## THE INPUT
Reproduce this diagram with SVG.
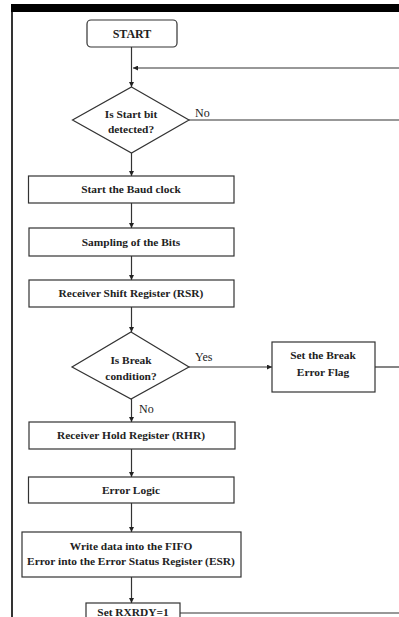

* * *

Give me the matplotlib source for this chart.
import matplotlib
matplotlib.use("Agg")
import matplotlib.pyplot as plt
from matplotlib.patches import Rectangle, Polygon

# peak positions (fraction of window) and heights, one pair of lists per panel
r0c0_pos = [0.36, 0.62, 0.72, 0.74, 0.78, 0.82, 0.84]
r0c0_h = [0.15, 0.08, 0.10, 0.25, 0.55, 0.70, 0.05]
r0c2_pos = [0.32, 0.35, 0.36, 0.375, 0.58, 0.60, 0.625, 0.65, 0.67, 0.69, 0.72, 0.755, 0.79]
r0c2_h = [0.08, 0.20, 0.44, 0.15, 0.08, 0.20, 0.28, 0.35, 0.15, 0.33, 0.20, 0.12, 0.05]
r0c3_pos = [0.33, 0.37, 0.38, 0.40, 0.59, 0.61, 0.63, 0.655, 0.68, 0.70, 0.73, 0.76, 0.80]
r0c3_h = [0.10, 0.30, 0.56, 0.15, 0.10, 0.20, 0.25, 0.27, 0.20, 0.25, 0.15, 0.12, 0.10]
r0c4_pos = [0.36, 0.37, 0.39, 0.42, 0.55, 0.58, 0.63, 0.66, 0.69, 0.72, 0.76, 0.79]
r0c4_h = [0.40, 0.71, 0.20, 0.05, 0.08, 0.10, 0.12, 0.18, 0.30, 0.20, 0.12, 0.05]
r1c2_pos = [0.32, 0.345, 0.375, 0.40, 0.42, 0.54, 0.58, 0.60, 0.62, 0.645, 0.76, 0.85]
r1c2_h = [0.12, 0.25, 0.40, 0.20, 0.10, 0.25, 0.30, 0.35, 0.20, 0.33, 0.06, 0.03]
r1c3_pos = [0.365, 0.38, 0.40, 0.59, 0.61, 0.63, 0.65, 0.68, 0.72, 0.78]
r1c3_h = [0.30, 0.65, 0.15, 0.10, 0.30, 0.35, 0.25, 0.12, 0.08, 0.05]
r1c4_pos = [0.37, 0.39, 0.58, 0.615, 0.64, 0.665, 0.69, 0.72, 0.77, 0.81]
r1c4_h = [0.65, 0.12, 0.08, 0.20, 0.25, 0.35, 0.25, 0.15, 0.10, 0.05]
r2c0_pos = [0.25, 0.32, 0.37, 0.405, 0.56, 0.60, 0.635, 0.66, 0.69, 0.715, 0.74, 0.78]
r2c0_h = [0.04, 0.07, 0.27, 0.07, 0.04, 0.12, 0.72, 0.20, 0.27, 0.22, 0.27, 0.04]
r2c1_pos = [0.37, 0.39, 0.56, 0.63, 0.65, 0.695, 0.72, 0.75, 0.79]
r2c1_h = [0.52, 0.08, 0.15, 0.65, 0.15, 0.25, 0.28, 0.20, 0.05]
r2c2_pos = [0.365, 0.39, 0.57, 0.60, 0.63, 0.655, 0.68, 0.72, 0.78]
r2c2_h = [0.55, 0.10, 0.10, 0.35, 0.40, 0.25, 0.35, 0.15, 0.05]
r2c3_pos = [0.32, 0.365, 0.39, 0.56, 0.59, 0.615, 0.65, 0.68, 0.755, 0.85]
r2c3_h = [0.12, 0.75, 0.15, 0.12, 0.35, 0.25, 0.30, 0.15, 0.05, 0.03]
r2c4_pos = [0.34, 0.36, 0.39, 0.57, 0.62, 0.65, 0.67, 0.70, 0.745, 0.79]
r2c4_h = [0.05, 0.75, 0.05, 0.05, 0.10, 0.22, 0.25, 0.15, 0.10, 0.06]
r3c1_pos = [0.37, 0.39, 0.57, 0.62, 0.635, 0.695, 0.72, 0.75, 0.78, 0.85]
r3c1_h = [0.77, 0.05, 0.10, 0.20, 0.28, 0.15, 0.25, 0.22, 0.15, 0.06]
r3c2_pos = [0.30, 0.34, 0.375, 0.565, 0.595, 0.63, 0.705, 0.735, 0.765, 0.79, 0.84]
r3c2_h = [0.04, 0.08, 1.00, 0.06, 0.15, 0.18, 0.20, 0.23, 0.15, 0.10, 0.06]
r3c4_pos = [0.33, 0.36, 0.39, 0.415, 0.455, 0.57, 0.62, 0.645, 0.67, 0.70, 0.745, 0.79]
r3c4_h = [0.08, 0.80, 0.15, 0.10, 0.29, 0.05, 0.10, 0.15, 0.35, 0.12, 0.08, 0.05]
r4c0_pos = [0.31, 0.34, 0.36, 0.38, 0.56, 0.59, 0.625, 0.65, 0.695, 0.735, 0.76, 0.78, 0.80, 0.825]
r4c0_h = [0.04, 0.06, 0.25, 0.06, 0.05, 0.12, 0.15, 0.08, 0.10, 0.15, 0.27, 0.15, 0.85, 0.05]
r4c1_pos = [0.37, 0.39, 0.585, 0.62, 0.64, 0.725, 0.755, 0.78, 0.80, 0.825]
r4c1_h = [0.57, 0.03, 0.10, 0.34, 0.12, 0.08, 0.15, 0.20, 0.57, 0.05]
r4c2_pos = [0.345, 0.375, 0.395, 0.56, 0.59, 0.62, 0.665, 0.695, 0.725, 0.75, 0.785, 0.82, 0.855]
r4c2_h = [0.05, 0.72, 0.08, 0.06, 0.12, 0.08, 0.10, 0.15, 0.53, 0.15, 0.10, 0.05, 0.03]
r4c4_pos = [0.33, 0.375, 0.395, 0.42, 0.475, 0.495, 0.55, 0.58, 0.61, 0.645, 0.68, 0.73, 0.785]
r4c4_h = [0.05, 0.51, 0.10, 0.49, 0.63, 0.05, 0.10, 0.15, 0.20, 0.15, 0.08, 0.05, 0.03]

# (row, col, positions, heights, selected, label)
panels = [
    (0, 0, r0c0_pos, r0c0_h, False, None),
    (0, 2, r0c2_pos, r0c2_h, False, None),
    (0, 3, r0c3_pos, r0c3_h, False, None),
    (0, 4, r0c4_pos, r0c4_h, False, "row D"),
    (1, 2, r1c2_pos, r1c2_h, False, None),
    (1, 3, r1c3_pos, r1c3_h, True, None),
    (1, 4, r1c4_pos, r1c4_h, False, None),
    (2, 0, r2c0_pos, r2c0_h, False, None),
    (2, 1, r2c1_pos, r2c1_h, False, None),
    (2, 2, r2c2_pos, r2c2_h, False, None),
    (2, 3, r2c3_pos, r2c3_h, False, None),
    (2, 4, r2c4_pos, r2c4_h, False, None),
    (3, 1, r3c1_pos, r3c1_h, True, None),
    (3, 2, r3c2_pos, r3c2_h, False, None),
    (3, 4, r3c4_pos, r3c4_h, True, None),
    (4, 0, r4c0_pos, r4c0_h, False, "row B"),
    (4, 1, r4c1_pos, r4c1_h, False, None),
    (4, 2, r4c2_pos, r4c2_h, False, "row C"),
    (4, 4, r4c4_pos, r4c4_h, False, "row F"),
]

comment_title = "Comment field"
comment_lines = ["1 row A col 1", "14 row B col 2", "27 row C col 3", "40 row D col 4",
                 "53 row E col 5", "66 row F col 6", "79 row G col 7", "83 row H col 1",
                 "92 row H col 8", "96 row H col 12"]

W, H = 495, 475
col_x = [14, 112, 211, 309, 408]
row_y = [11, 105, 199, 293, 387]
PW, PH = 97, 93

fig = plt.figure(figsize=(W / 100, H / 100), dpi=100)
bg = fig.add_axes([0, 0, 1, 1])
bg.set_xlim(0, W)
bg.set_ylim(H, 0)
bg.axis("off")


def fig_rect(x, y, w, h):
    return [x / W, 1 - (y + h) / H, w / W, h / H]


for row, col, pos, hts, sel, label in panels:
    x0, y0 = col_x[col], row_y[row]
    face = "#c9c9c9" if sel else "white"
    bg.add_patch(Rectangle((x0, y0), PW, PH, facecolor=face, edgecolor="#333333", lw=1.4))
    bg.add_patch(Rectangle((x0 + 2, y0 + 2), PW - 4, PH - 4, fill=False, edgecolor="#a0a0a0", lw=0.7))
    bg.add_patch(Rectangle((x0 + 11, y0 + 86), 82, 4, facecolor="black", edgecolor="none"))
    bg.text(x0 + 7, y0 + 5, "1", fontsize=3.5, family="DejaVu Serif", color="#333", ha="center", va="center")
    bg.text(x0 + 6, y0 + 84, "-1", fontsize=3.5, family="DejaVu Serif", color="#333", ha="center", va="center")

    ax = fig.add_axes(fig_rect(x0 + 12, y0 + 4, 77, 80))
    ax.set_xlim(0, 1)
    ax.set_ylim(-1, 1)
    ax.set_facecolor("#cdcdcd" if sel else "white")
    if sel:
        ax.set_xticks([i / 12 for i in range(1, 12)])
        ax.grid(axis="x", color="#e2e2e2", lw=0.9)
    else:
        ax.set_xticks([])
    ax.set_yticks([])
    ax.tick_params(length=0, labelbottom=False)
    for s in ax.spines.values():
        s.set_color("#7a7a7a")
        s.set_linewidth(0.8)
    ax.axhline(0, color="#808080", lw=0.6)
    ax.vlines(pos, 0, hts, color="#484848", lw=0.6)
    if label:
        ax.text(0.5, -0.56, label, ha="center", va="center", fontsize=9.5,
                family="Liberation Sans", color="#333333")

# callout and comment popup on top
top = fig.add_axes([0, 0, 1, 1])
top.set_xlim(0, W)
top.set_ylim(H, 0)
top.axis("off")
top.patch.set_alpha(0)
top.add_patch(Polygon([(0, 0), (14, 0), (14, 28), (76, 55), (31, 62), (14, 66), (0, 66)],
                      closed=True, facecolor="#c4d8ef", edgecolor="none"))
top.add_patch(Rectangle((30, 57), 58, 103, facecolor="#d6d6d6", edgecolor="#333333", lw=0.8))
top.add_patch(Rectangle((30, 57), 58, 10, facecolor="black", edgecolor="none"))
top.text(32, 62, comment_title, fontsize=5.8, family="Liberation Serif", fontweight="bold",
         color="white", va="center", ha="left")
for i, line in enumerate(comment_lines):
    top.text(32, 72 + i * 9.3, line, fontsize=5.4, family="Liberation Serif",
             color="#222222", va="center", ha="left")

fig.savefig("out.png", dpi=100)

...

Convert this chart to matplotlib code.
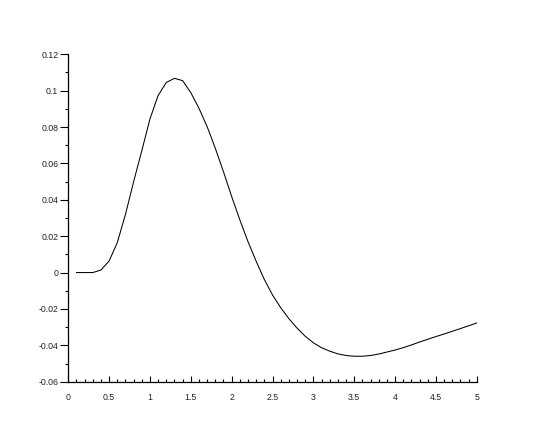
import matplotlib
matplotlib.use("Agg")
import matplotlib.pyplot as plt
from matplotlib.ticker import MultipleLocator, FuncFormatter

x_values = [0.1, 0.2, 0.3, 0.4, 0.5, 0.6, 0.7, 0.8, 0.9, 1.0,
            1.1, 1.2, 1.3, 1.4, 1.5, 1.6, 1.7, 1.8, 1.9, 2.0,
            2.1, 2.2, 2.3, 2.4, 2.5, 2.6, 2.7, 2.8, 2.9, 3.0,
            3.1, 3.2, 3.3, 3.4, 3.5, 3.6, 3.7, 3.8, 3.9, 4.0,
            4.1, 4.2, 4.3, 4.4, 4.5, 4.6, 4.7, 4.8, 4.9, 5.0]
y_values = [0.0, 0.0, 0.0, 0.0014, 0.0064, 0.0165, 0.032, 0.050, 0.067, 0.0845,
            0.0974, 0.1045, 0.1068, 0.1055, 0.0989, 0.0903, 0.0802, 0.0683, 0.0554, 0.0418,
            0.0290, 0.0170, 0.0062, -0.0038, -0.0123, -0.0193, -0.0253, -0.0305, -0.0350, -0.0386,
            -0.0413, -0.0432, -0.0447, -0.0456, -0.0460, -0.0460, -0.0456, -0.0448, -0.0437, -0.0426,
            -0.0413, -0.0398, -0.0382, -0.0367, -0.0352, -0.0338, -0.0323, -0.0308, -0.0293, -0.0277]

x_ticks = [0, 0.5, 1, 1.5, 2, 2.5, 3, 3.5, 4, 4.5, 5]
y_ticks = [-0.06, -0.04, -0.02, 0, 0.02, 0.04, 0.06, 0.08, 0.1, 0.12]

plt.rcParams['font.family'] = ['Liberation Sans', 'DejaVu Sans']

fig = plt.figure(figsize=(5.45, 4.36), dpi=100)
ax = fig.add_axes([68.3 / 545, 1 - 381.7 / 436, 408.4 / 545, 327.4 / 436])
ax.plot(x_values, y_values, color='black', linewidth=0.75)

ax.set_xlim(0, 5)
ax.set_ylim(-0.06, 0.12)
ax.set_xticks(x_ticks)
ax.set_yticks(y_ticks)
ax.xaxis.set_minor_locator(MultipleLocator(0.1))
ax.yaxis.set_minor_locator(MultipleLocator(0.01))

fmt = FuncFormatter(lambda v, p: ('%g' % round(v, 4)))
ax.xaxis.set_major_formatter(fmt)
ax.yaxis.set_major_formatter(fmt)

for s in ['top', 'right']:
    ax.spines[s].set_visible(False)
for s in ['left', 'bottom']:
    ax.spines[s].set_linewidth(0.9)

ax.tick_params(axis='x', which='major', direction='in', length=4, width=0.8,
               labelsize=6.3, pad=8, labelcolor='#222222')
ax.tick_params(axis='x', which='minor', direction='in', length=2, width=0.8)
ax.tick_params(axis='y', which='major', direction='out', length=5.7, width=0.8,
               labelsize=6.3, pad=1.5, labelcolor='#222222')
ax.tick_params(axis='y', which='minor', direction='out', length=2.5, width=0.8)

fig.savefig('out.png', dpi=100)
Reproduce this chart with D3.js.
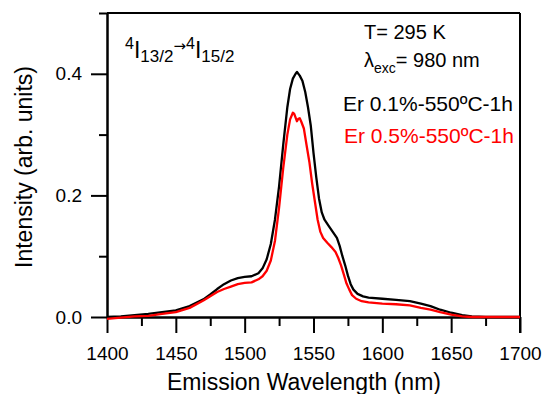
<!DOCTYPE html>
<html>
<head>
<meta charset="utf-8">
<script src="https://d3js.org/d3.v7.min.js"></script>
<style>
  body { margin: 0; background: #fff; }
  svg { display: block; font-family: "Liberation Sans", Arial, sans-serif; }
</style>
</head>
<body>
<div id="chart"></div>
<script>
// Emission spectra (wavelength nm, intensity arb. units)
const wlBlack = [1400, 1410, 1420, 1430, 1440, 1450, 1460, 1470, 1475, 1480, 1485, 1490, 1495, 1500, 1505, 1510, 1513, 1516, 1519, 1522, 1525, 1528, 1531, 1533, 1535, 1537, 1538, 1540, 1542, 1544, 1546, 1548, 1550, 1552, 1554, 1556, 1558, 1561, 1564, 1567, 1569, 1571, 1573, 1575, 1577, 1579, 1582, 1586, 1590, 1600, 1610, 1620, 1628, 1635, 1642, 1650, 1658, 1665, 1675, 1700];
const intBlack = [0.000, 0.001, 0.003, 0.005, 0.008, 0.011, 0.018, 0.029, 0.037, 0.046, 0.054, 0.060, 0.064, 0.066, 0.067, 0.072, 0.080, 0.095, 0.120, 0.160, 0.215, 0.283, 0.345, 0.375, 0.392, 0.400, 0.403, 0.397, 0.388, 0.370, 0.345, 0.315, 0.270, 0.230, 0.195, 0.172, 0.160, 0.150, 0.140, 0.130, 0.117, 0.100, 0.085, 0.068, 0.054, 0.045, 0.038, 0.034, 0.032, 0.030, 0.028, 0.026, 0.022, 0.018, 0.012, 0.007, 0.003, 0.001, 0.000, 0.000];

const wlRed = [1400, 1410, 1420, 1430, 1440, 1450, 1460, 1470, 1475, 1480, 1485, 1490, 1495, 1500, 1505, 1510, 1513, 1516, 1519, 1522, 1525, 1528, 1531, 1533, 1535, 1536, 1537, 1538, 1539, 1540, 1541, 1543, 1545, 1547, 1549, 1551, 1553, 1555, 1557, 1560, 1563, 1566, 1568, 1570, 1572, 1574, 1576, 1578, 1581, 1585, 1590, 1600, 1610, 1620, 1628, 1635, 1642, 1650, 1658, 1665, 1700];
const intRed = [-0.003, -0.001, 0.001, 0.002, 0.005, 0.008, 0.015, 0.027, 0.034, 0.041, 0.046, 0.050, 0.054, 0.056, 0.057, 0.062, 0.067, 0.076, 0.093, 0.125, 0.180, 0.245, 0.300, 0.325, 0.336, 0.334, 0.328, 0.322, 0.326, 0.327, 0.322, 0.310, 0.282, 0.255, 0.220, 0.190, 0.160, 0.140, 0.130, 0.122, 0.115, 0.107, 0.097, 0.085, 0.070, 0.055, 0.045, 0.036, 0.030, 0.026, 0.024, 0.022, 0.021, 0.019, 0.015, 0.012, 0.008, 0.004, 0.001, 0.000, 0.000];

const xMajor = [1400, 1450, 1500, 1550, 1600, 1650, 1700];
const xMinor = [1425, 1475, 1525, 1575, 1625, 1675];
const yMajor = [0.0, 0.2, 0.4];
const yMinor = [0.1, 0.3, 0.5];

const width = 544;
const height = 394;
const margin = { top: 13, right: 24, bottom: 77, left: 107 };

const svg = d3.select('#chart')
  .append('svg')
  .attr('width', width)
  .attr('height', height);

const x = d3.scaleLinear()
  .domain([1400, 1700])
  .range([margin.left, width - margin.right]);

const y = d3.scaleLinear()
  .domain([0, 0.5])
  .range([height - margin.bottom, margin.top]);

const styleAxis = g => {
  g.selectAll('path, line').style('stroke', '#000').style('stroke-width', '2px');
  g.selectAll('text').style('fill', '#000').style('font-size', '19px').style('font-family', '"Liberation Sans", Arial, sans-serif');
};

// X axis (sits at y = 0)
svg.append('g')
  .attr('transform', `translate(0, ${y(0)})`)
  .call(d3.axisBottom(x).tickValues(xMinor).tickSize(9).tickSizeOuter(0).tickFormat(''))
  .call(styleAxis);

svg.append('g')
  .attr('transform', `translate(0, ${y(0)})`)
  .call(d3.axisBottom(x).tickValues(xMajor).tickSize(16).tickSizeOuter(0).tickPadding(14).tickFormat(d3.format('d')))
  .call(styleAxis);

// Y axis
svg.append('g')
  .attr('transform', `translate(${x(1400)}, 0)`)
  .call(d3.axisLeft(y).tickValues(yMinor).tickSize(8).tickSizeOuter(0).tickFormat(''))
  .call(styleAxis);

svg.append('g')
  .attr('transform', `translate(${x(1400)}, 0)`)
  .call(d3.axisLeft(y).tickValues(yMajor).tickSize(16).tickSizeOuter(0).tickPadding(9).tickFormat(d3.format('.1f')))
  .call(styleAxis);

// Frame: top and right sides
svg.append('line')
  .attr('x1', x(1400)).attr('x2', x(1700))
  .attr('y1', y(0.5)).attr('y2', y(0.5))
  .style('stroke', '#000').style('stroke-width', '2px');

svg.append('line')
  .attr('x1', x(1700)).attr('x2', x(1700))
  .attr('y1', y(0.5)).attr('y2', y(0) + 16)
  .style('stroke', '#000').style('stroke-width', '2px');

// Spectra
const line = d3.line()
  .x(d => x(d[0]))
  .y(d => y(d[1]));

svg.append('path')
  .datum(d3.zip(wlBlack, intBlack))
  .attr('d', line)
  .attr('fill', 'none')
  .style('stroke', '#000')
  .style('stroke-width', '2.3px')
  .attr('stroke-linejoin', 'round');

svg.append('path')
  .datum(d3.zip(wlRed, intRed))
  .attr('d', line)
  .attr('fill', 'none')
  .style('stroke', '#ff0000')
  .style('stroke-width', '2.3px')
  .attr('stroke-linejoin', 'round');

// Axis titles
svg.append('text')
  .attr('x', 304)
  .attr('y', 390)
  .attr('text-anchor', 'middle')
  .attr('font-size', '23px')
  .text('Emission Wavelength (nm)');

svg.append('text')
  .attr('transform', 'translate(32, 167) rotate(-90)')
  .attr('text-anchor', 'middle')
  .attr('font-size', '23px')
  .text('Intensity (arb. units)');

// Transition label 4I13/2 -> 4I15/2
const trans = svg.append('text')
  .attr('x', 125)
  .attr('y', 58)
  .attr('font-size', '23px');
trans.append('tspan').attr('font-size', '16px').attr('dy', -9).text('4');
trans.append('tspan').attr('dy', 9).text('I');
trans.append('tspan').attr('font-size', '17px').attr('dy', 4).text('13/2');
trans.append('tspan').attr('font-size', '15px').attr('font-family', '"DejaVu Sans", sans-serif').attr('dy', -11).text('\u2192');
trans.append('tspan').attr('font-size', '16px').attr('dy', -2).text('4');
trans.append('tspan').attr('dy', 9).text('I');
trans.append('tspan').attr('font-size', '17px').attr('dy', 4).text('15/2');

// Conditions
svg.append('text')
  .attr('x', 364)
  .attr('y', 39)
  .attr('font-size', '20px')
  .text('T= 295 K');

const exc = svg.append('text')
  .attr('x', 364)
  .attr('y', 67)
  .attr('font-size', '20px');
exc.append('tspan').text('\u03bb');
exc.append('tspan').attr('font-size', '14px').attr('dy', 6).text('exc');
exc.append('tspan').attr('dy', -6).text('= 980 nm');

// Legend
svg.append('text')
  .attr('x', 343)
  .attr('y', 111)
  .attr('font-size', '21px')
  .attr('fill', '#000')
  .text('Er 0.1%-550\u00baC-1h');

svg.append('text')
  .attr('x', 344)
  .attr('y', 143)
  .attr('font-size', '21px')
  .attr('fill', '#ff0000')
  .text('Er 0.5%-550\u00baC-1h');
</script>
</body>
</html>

## TASK
Copy out only the lines above from the one with "Give me the matplotlib source for this chart." to the one with "from matplotlib.patches import", inclusive, exactly as they stand.

## WORKED ANSWER
Give me the matplotlib source for this chart.
import matplotlib
matplotlib.use("Agg")
import matplotlib.pyplot as plt
from matplotlib.patches import Rectangle, Polygon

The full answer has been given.